Almost every country has the ‘right to live freely’ as their fundamental right today. However, millions of children and adults are still being exploited for other people’s commercial and personal gains.
The United Nations (UN) has shared data confirming that last year around 50 million people were trapped in ‘modern slavery’. The data was released in the Global Estimates of Modern Slavery, published by the ILO, the International Organization for Migration (IOM), and the international human rights group Walk Free. It has revealed that approximately 50 million people globally are victims of modern slavery, among which, 28 million are subjected to forced labour and 22 million into forced marriages.
The last estimated data was recorded in 2016, and till 2021, 10 million more people have fallen in this trap. Among the victims of ‘modern slavery’, 1 in 4 are children, 54 percent are women, and almost 13,000 people were identified as potential victims.
What Is Modern Slavery?
Modern slavery is the exploitation of innocent people for personal or commercial gains of others. The issue is present all around us, but often out of sight. Some of the examples of modern slavery are people entrapped into making our clothes, serving our food, picking our crops, working in factories, or working in houses as cooks, cleaners and nannies.
Normally it looks like a daily chore or job. But these people can become victims of violence and threats, or fall into inescapable debt. For example, a person travelling abroad for a better life who ends up serving at other people’s houses is likely to fall victim to this. There are instances of their employers snatching their passports for menial mistakes, and also threatening them with deportation.
People tend to fall victim to modern slavery often because of their struggles with poverty or insecurity, in order to live a better life, and support their families.
Types of Modern Slavery
- Human Trafficking: The illegal act of transporting people or coercing them to benefit in the work of the higher class, typically in the form of forced labour.
- Forced Labour: Any work forced upon people against their will with the threat of detention, destitution, violence or death, or other forms of extreme hardships to them or their family members.
- Debt bondage/Bonded labour: This kind of slavery is still prevalent in many parts of the world, and was once very common in rural areas. When poverty-stricken families fall in a debt trap set by wealthy people, they are forced to work without pay till the debt is paid.
- Descent-based slavery: Here people are treated as property where their slave status passes down along the generations.
- Slavery of Children: The exploitation of children for someone else’s gain.
- Forced and early marriage: Forced and early marriage is also categorised under modern slavery. This is seen when someone is forced to marry against their will and cannot leave, like in child marriages.
UN Contribution Towards The Cause
According to UN data, approximately 86 percent of forced labour cases come from the private sector. Along with forced labour, there have been cases of commercial sexual exploitation. These comprise about 23 percent of the cases, in which four out of five victims are women.

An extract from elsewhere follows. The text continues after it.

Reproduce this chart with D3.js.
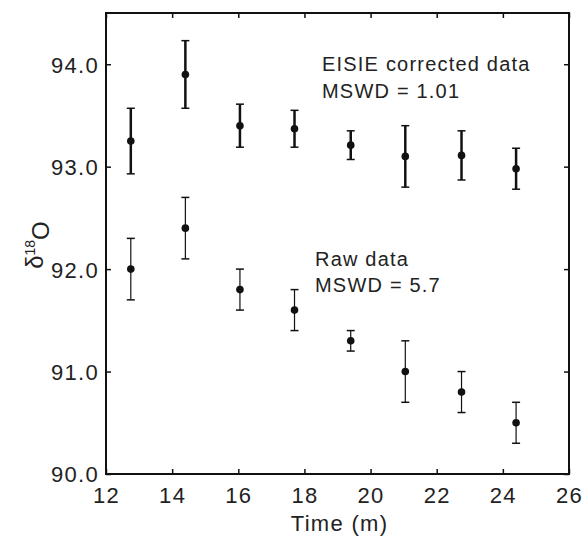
<!DOCTYPE html>
<html>
<head>
<meta charset="utf-8">
<script src="https://cdn.jsdelivr.net/npm/d3@7"></script>
<style>
  body { margin: 0; background: #fff; }
  svg text { font-family: "Liberation Sans", Arial, sans-serif; fill: #222; }
</style>
</head>
<body>
<div id="chart"></div>
<script>
// time of each measurement (m)
const times = [12.75, 14.4, 16.05, 17.7, 19.4, 21.05, 22.75, 24.4];
// EISIE corrected data and its error bars
const corrected = [93.25, 93.9, 93.4, 93.37, 93.21, 93.1, 93.11, 92.98];
const correctedErr = [0.32, 0.33, 0.21, 0.18, 0.14, 0.3, 0.24, 0.2];
// raw data and its error bars
const raw = [92.0, 92.4, 91.8, 91.6, 91.3, 91.0, 90.8, 90.5];
const rawErr = [0.3, 0.3, 0.2, 0.2, 0.1, 0.3, 0.2, 0.2];
// axis ticks
const xTicks = [12, 14, 16, 18, 20, 22, 24, 26];
const yTicks = [90, 91, 92, 93, 94];

const width = 586;
const height = 538;
const margin = { top: 13, right: 17, bottom: 64, left: 106 };

const svg = d3.select('#chart').append('svg')
    .attr('width', width)
    .attr('height', height);

const x = d3.scaleLinear()
    .domain([12, 26])
    .range([margin.left, width - margin.right]);

const y = d3.scaleLinear()
    .domain([90, 94.5])
    .range([height - margin.bottom, margin.top]);

// axes with inward ticks on all four sides
const bottomAxis = svg.append('g')
    .attr('transform', `translate(0,${height - margin.bottom})`)
    .call(d3.axisBottom(x).tickValues(xTicks).tickSize(-5).tickPadding(8));
const topAxis = svg.append('g')
    .attr('transform', `translate(0,${margin.top})`)
    .call(d3.axisTop(x).tickValues(xTicks).tickSize(-5).tickFormat(''));
const leftAxis = svg.append('g')
    .attr('transform', `translate(${margin.left},0)`)
    .call(d3.axisLeft(y).tickValues(yTicks).tickSize(-5).tickPadding(7).tickFormat(d3.format('.1f')));
const rightAxis = svg.append('g')
    .attr('transform', `translate(${width - margin.right},0)`)
    .call(d3.axisRight(y).tickValues(yTicks).tickSize(-5).tickFormat(''));

[bottomAxis, topAxis, leftAxis, rightAxis].forEach(g => {
    g.select('.domain').remove();
    g.selectAll('.tick line').attr('stroke', '#111').attr('stroke-width', 1.5);
    g.selectAll('.tick text')
        .style('font-size', '22px')
        .style('letter-spacing', '1.3px')
        .attr('fill', '#222');
});
leftAxis.selectAll('.tick text').attr('dy', '0.36em');
bottomAxis.selectAll('.tick text').attr('dy', '0.95em');

// frame
svg.append('rect')
    .attr('x', x(12))
    .attr('y', y(94.5))
    .attr('width', x(26) - x(12))
    .attr('height', y(90) - y(94.5))
    .attr('fill', 'none')
    .attr('stroke', '#111')
    .attr('stroke-width', 2);

// draw one series with error bars
function drawSeries(values, errs, lineWidth) {
    const data = values.map((v, i) => ({ t: times[i], v: v, e: errs[i] }));
    const g = svg.append('g');
    const cap = 4;
    g.selectAll('line.bar').data(data).enter().append('line')
        .attr('x1', d => x(d.t)).attr('x2', d => x(d.t))
        .attr('y1', d => y(d.v - d.e)).attr('y2', d => y(d.v + d.e))
        .attr('stroke', '#111').attr('stroke-width', lineWidth);
    g.selectAll('line.top').data(data).enter().append('line')
        .attr('x1', d => x(d.t) - cap).attr('x2', d => x(d.t) + cap)
        .attr('y1', d => y(d.v + d.e)).attr('y2', d => y(d.v + d.e))
        .attr('stroke', '#111').attr('stroke-width', 1.5);
    g.selectAll('line.bottom').data(data).enter().append('line')
        .attr('x1', d => x(d.t) - cap).attr('x2', d => x(d.t) + cap)
        .attr('y1', d => y(d.v - d.e)).attr('y2', d => y(d.v - d.e))
        .attr('stroke', '#111').attr('stroke-width', 1.5);
    g.selectAll('circle').data(data).enter().append('circle')
        .attr('cx', d => x(d.t))
        .attr('cy', d => y(d.v))
        .attr('r', 3.8)
        .attr('fill', '#111');
}

drawSeries(corrected, correctedErr, 2.5);
drawSeries(raw, rawErr, 1.2);

// annotations
const notes = [
    { text: 'EISIE corrected data', x: 322, y: 71 },
    { text: 'MSWD = 1.01', x: 322, y: 98 },
    { text: 'Raw data', x: 315, y: 266 },
    { text: 'MSWD = 5.7', x: 315, y: 292 }
];
svg.selectAll('text.note').data(notes).enter().append('text')
    .attr('class', 'note')
    .attr('x', d => d.x)
    .attr('y', d => d.y)
    .style('font-size', '20px')
    .style('letter-spacing', '1.2px')
    .text(d => d.text);

// x axis title
svg.append('text')
    .attr('x', (x(12) + x(26)) / 2 + 2)
    .attr('y', 531)
    .attr('text-anchor', 'middle')
    .style('font-size', '22px')
    .style('letter-spacing', '1.3px')
    .text('Time (m)');

// y axis title: delta 18 O
const yTitle = svg.append('text')
    .attr('transform', `translate(43,245) rotate(-90)`)
    .attr('text-anchor', 'middle')
    .style('font-size', '24px');
yTitle.append('tspan').text('δ');
yTitle.append('tspan').attr('dy', '-0.55em').style('font-size', '14px').text('18');
yTitle.append('tspan').attr('dy', '0.55em').text('O');
</script>
</body>
</html>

One of the top ILO officials said, “We know what needs to be done, and we know it can be done. Effective national policies and regulation are fundamental.”
Although implementing government policies and state intervention is just not enough to bring the issue under control. Forced labour or modern slavery requires international standards to provide sound basis and an all hands on deck approach. Trade unions, employer’s organisations, civil societies, and ordinary people have a major role to play in this sector.

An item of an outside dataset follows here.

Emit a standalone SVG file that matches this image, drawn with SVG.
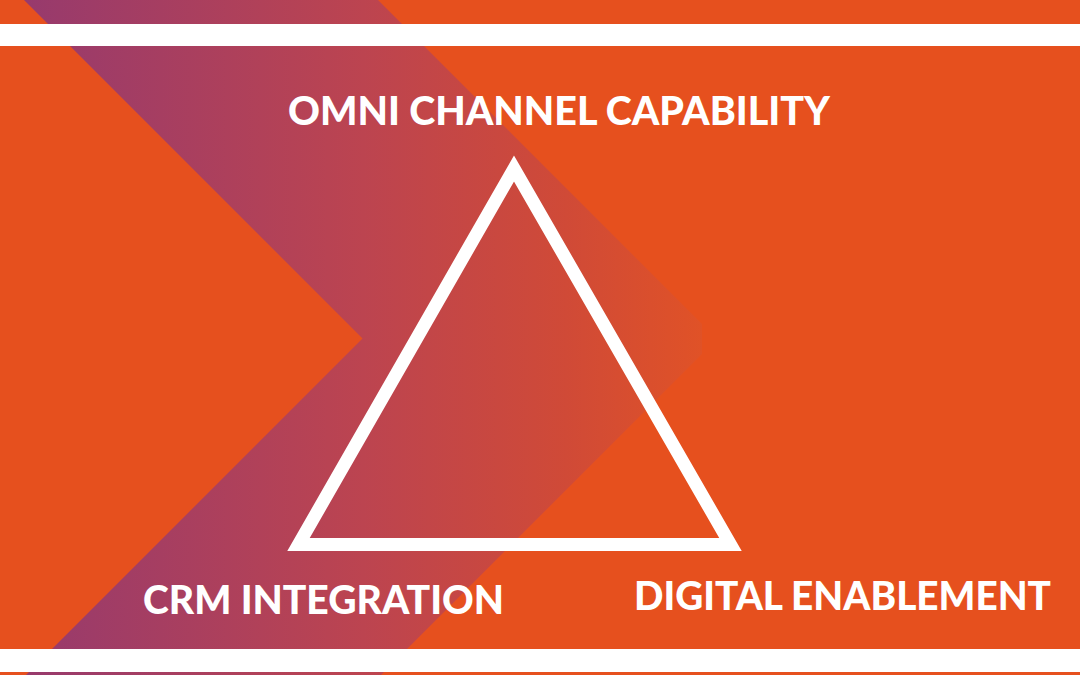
<svg xmlns="http://www.w3.org/2000/svg" width="1080" height="675" viewBox="0 0 1080 675">
  <defs>
    <linearGradient id="band" gradientUnits="userSpaceOnUse" x1="24" y1="0" x2="702" y2="0">
      <stop offset="0" stop-color="#973A6D"/>
      <stop offset="0.5" stop-color="#BC4450"/>
      <stop offset="0.8" stop-color="#D04A37"/>
      <stop offset="1" stop-color="#E05227"/>
    </linearGradient>
  </defs>
  <style>
    .bar { fill: #FFFFFF; }
    .label { fill: #FFFFFF; font-family: "Lato", "Liberation Sans", sans-serif; font-weight: 900; font-size: 40px; }
    .tri { fill: none; stroke: #FFFFFF; stroke-width: 13; stroke-linejoin: miter; stroke-miterlimit: 10; }
  </style>
  <rect x="0" y="0" width="1080" height="675" fill="#E6501E"/>
  <polygon points="24,0 378,0 702,324 702,354 381,675 26,675 362.5,338.5" fill="url(#band)"/>
  <rect class="bar" x="0" y="24" width="1080" height="22"/>
  <rect class="bar" x="0" y="649" width="1080" height="23"/>
  <g id="triangle">
    <polygon class="tri" points="514,168.5 730.5,544.5 298.5,544.5"/>
  </g>
  <g id="omni">
    <text class="label" x="288" y="125" textLength="542" lengthAdjust="spacingAndGlyphs">OMNI CHANNEL CAPABILITY</text>
  </g>
  <g id="crm">
    <text class="label" x="143" y="614" textLength="361" lengthAdjust="spacingAndGlyphs">CRM INTEGRATION</text>
  </g>
  <g id="digital">
    <text class="label" x="634" y="610" textLength="417" lengthAdjust="spacingAndGlyphs">DIGITAL ENABLEMENT</text>
  </g>
</svg>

The report suggests quick actions to end this trend. Some suggestions include improving and enforcing laws and labour inspections, ending state-imposed forced labour, stronger measures to combat forced labour and trafficking, extending social protection, and strengthening legal protections. A suggestion has also been made to raise the legal age of marriage to 18 in every country, a legislation which should be followed religiously.

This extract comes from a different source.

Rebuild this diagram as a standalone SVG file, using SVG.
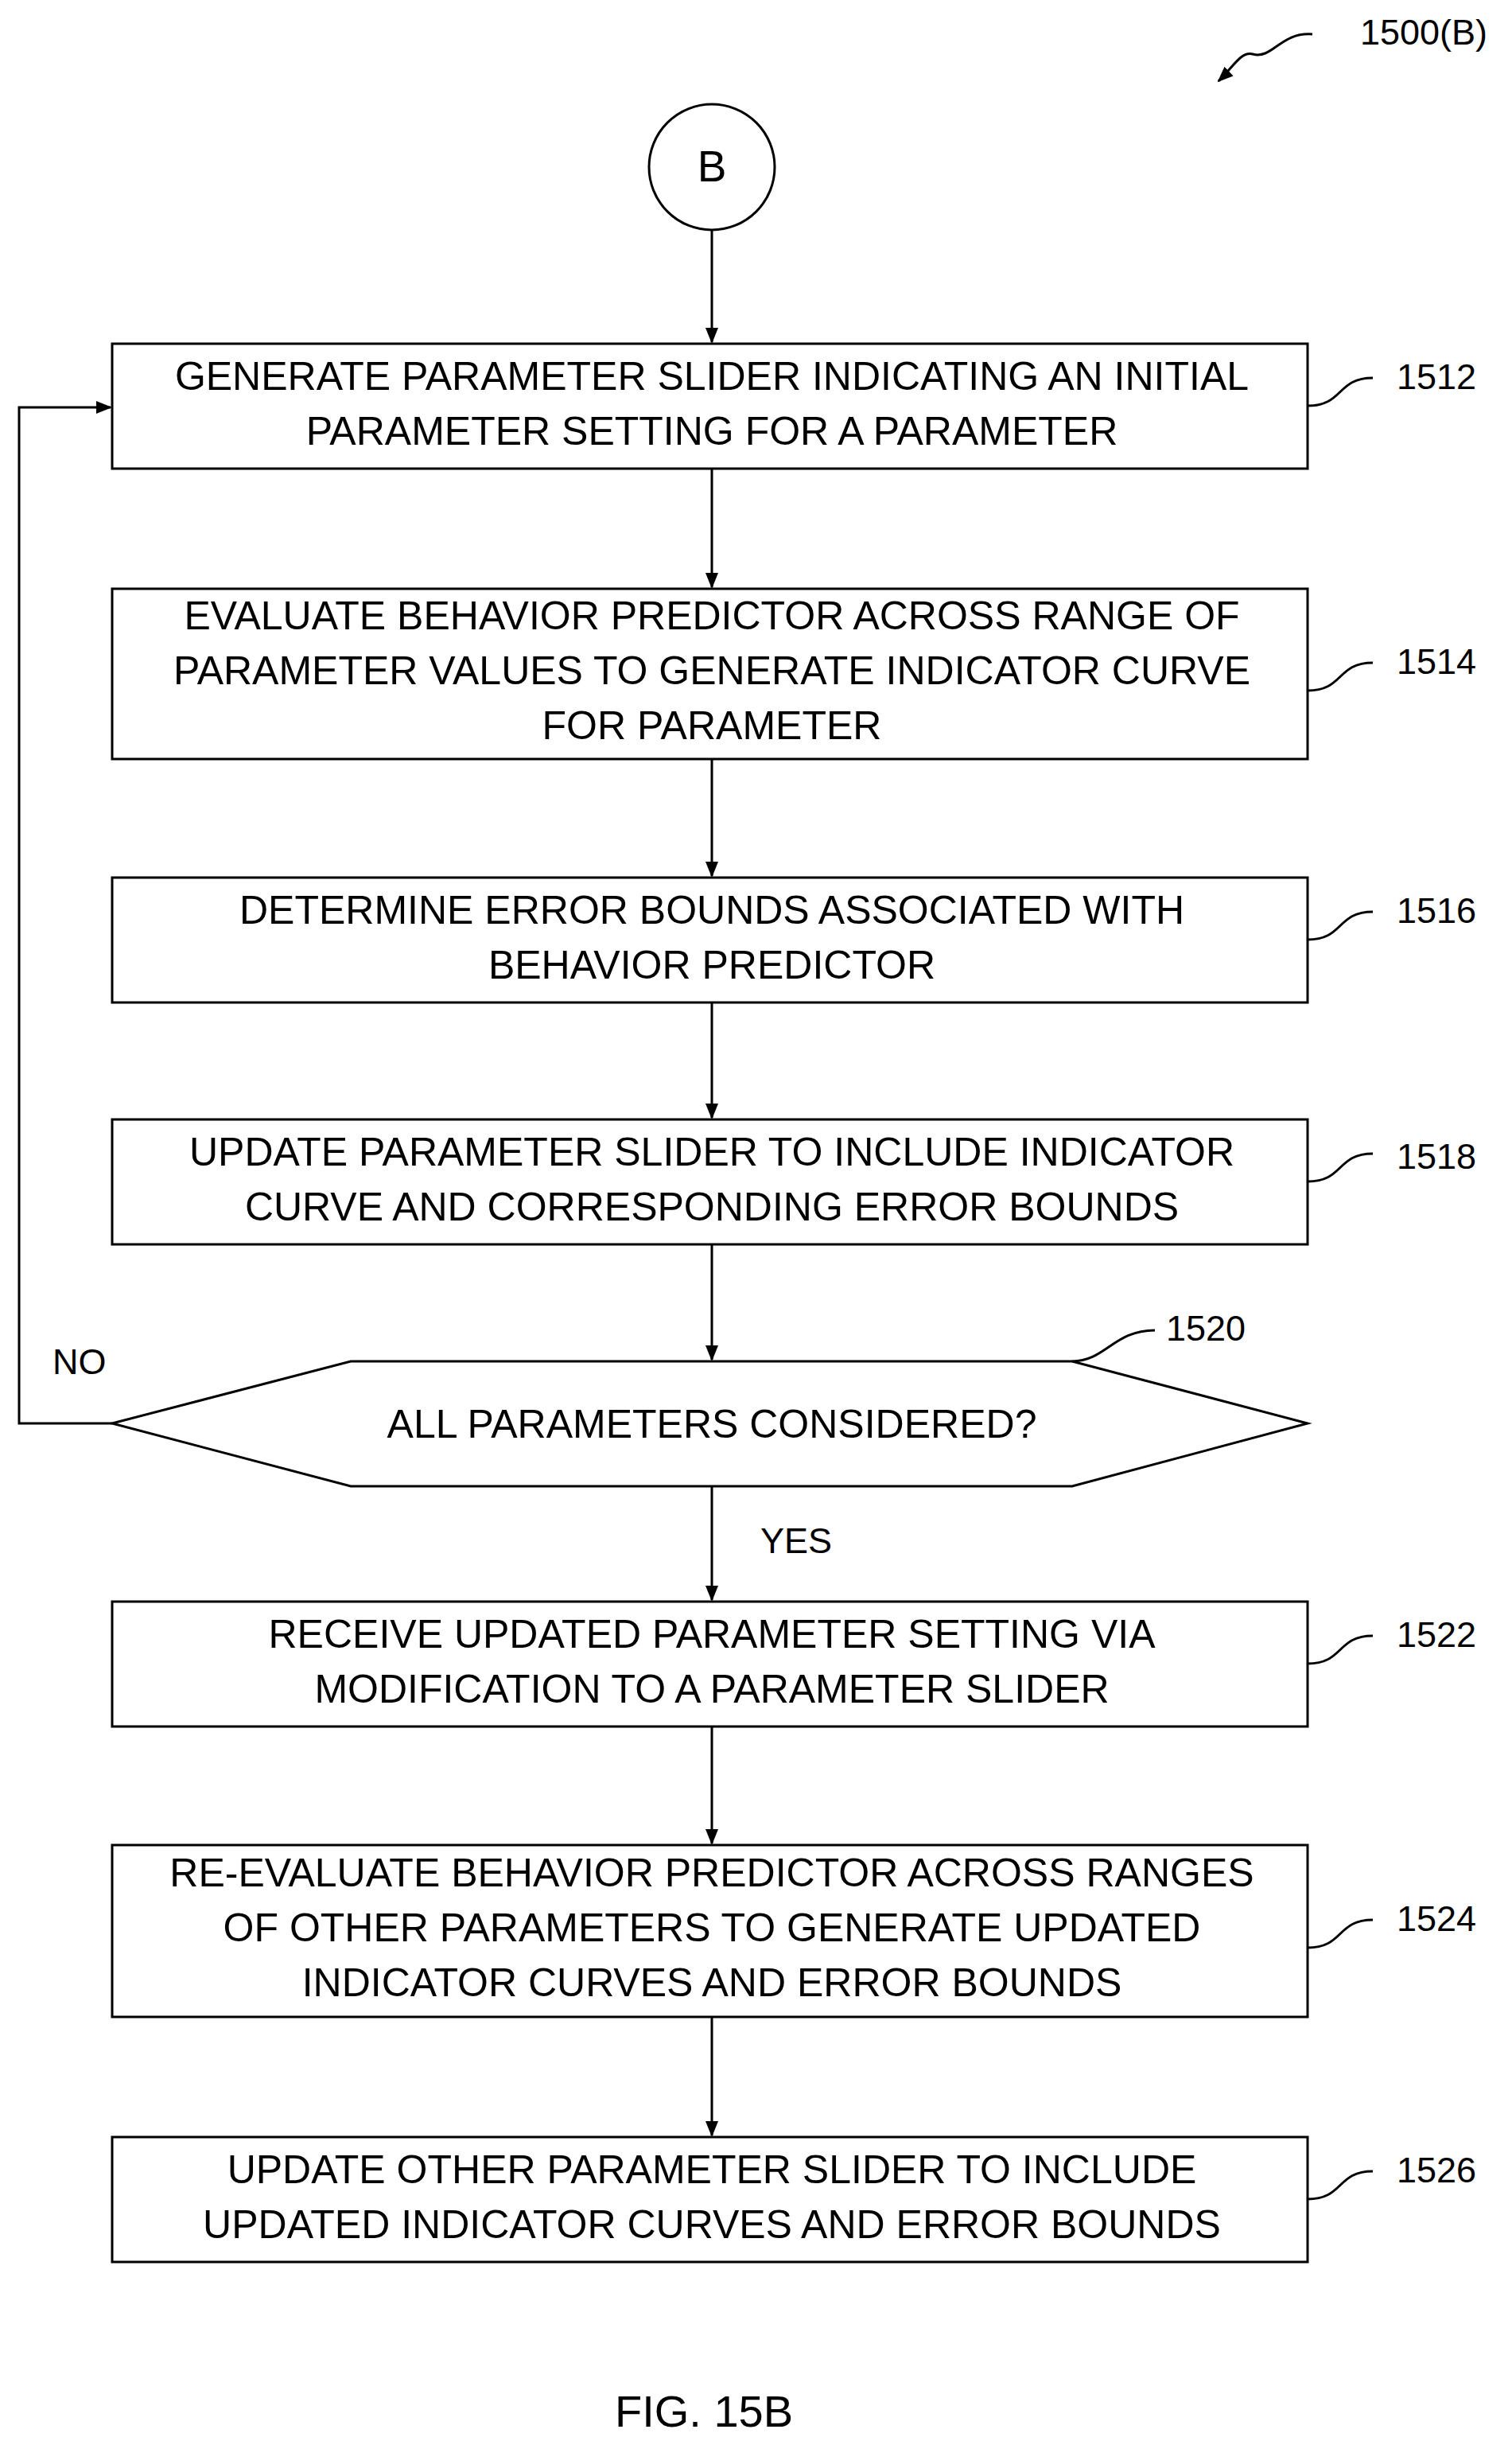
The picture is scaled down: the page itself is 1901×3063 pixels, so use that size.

The increased risk of human trafficking and forced labour of migrants must be addressed immediately and efficiently. There must be fair and ethical recruitment, and greater support for women, girls and vulnerable individuals.
UN Secretary-General António Guterres said, “This report underscores the urgency of ensuring that all migration is safe, orderly, and regular.”
“Reducing the vulnerability of migrants to forced labour and trafficking in persons depends first and foremost on national policy and legal frameworks that respect, protect, and fulfil the human rights and fundamental freedoms of all migrants – and potential migrants – at all stages of the migration process, regardless of their migration status,” added Guterres, the former UN High Commissioner for Refugees.
He maintained that all of society must work together to “reverse these shocking trends”, including through the implementation of the Global Compact on Migration.